BANGKOK (AFP) - Deux membres de l'opposition birmane témoins des heurts du 30 mai ont livré vendredi les premiers témoignages directs de l'assaut mené contre le convoi de l'opposante Aung San Suu Kyi et fait état d'une rare violence.
Les deux hommes, membres de la Ligue nationale pour la démocratie (LND) de Mme Suu Kyi et qui ont fui depuis la Birmanie, ont témoigné sous serment devant la commission des Affaires étrangères du Sénat.
Ils ont expliqué avoir été témoins d'une attaque d'une grande sauvagerie qui a fait, selon eux, environ 70 morts, lorsque le convoi de Mme Suu Kyi est tombé dans une embuscade dans le nord de la Birmanie où elle effectuait une tournée politique.
Mme Suu Kyi n'a pu échapper à la violence que parce qu'elle n'est pas sortie de sa voiture et que celle-ci a pu se dégager, selon eux.
Le vice-président de la LND, Tin Oo, 75 ans, qui voyageait à bord d'un autre véhicule, en a été extrait de force et a été blessé à la tête, des femmes dans des voitures qui suivaient ont été déshabillées et violentées, ont-ils ajouté.
"J'ai vu les assaillants leur sauter dessus et leur cogner la tête contre le sol, de toutes leurs forces", a déclaré Wunna Maung, l'un des deux témoins.
"Je n'arrive toujours pas à me débarrasser de la vision de ses gens, couverts de sang, battus sans merci et d'une manière totalement inhumaine", a-t-il dit.

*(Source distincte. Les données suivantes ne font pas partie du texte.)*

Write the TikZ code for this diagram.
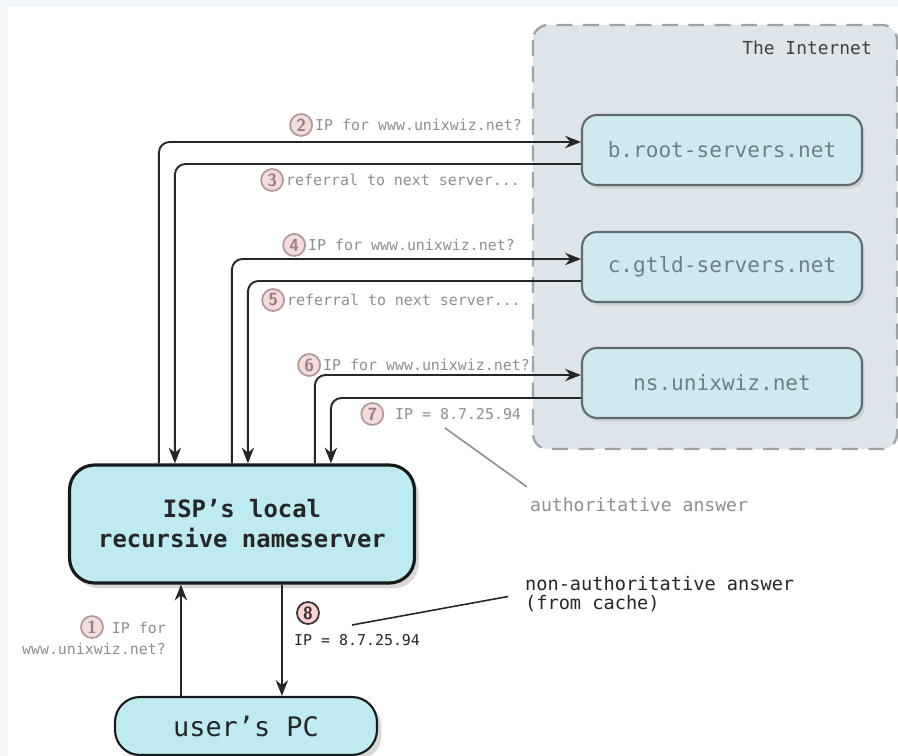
\documentclass[tikz,border=0pt]{standalone}
\usepackage{fontspec}
\setmonofont{DejaVu Sans Mono}
\usetikzlibrary{positioning,shadows,arrows.meta}

\definecolor{framebg}{HTML}{F3F7FA}
\definecolor{netfill}{HTML}{DDE4EA}
\definecolor{netline}{HTML}{9EA3A8}
\definecolor{srvfill}{HTML}{CFEAEE}
\definecolor{srvline}{HTML}{5E6B6F}
\definecolor{srvtext}{HTML}{6E7E84}
\definecolor{ispfill}{HTML}{BEEBEF}
\definecolor{lbltext}{HTML}{8E8E8E}
\definecolor{badgefill}{HTML}{F4DCDC}
\definecolor{badgeline}{HTML}{B39A9A}
\definecolor{badgetext}{HTML}{9B7F7F}

\begin{document}
\begin{tikzpicture}[x=0.02cm, y=-0.02cm,
    server/.style={draw=srvline, line width=1.2pt, fill=srvfill, rounded corners=0.3cm,
      minimum width=5.6cm, minimum height=1.4cm, text=srvtext,
      font=\ttfamily\fontsize{12}{14}\selectfont,
      drop shadow={opacity=0.18, shadow xshift=1.5pt, shadow yshift=-2pt}},
    host/.style={draw=black!90, fill=ispfill, rounded corners=0.5cm, text=black!85,
      drop shadow={opacity=0.3, shadow xshift=2.5pt, shadow yshift=-3pt}},
    msg/.style={inner sep=1pt, text=lbltext, font=\ttfamily\fontsize{8.5}{12}\selectfont},
    badge/.style={circle, draw=badgeline, line width=1pt, fill=badgefill, text=badgetext,
      minimum size=0.44cm, inner sep=0pt, font=\sffamily\bfseries\fontsize{10}{10}\selectfont},
    flow/.style={draw=black!85, line width=1.1pt, rounded corners=6pt,
      -{Stealth[length=9pt,width=7pt]}},
    remark/.style={inner sep=1pt, align=left}]

  \useasboundingbox (0,0) rectangle (898,756);
  \fill[framebg] (0,0) rectangle (898,756);
  \fill[white] (8,7) rectangle (898,756);

  % the internet region
  \draw[netline, fill=netfill, line width=1.3pt, rounded corners=0.3cm,
        dash pattern=on 9pt off 6pt] (533,25) rectangle (897,449);
  \node[anchor=east, text=black!75, font=\ttfamily\fontsize{10.2}{12}\selectfont]
       at (878,48) (inet) {The Internet};

  % servers
  \node[server] at (722,150) (root) {b.root-servers.net};
  \node[server] at (722,267) (gtld) {c.gtld-servers.net};
  \node[server] at (722,383) (ns)   {ns.unixwiz.net};

  % local side
  \node[host, line width=1.8pt, minimum width=6.9cm, minimum height=2.36cm, align=center,
        font=\ttfamily\bfseries\fontsize{13.6}{17}\selectfont]
       at (242,524) (isp) {ISP’s local\\recursive nameserver};
  \node[host, line width=1.2pt, minimum width=5.24cm, minimum height=1.16cm,
        font=\ttfamily\fontsize{15.3}{17}\selectfont]
       at (246,726) (pc) {user’s PC};

  % queries and answers
  \draw[flow] ([xshift=1.82cm]isp.north west) |- ([yshift=0.16cm]root.west);
  \draw[flow] ([yshift=-0.28cm]root.west) -| ([xshift=2.14cm]isp.north west);
  \draw[flow] ([xshift=3.28cm]isp.north west) |- ([yshift=0.16cm]gtld.west);
  \draw[flow] ([yshift=-0.28cm]gtld.west) -| ([xshift=3.6cm]isp.north west);
  \draw[flow] ([xshift=4.94cm]isp.north west) |- ([yshift=0.16cm]ns.west);
  \draw[flow] ([yshift=-0.3cm]ns.west) -| ([xshift=5.26cm]isp.north west);
  \draw[flow] ([xshift=1.34cm]pc.north west) coordinate (up1) -- (up1 |- isp.south);
  \draw[flow] ([xshift=4.28cm]isp.south west) coordinate (dn8) -- (dn8 |- pc.north);

  % step labels
  \node[msg, anchor=west] at (313,125) (l2) {IP for www.unixwiz.net?};
  \node[badge, left=0pt of l2] (b2) {2};
  \node[msg, anchor=west] at (284,180) (l3) {referral to next server...};
  \node[badge, left=0pt of l3] (b3) {3};
  \node[msg, anchor=west] at (306,245) (l4) {IP for www.unixwiz.net?};
  \node[badge, left=0pt of l4] (b4) {4};
  \node[msg, anchor=west] at (285,300) (l5) {referral to next server...};
  \node[badge, left=0pt of l5] (b5) {5};
  \node[msg, anchor=west] at (321,365) (l6) {IP for www.unixwiz.net?};
  \node[badge, left=0pt of l6] (b6) {6};
  \node[msg, anchor=west] at (393,414) (l7) {IP = 8.7.25.94};
  \node[badge, left=5pt of l7] (b7) {7};
  \node[msg, anchor=east, align=right] at (168,638) (l1) {IP for\\www.unixwiz.net?};
  \node[badge] at (92,627) (b1) {1};
  \node[msg, anchor=west, text=black!85] at (292,640) (l8) {IP = 8.7.25.94};
  \node[badge, draw=black!80, fill=badgefill!70!red!45, text=black!80] at (308,613) (b8) {8};

  % remarks
  \node[remark, anchor=west, text=lbltext, font=\ttfamily\fontsize{10.3}{12}\selectfont]
       at (528,505) (auth) {authoritative answer};
  \node[remark, anchor=west, text=black!85, font=\ttfamily\fontsize{10.6}{10.6}\selectfont]
       at (523,594) (cache) {non-authoritative answer\\(from cache)};
  \coordinate (p7) at (445,428);
  \coordinate (p8) at (352,625);
  \draw[lbltext, line width=0.9pt] (p7) -- ([xshift=-0.02cm,yshift=0.18cm]auth.north west);
  \draw[black!85, line width=0.9pt] (p8) -- ([xshift=-0.3cm,yshift=-0.05cm]cache.west);
\end{tikzpicture}
\end{document}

Les assaillants --membres de l'USDA, organisation de masse pro-junte-- portaient des robes de moines bouddhistes et semblaient sous l'emprise de drogue et d'alcool, selon lui.
Le bilan de 70 morts donné par ces témoins corrobore les chiffres avancés par la dissidence en exil, tandis que la junte s'en tient à quatre morts et a attribué la responsabilité des heurts à la LND et ses "provocations".
L'autre témoin direct, Khin Zaw, a estimé les auteurs de cet "assaut clairement planifié" à environ 3.000 et a juré avoir "vu de (ses) propres yeux des agresseurs attaquer de toutes leurs forces des hommes avec des barres de fer acérées".
"Le tabassage a continué jusqu'à ce que mort s'ensuive", a-t-il dit, "j'entendais les blessés, les gens agoniser, hurler de douleur".
Après ces violences, Aung San Suu Kyi a été arrêtée, placée au secret, le reste de la hiérarchie de la LND en résidence surveillée et les permanences du parti fermées dans tout le pays.
Les deux hommes devaient livrer leur témoignage lors d'une conférence de presse vendredi, mais celle-ci a été annulée par crainte qu'ils ne soient arrêtés.
Après avoir témoigné devant le Sénat, ils sont allées directement au siège du Haut Commissariat des Nations unies pour les réfugiés (HCR) afin de déposer une demande de statut de réfugié, a annoncé l'un des conseillers de la commission du Sénat, Sunai Phasuk.
"Evidemment ils sont entrés en Thaïlande sans papiers, donc ils pourraient être automatiquement arrêtés pour entrée illégale et être immédiatement renvoyés chez eux", a expliqué le sénateur.
"Ce sont des témoins du 'vendredi noir' (du 30 mai) et s'ils étaient renvoyés en Birmanie, leur vie seraient en danger", a-t-il ajouté.
Fidèle à sa politique de confidentialité, le HCR n'a pas souhaité faire de commentaires sur le sort des deux Birmans.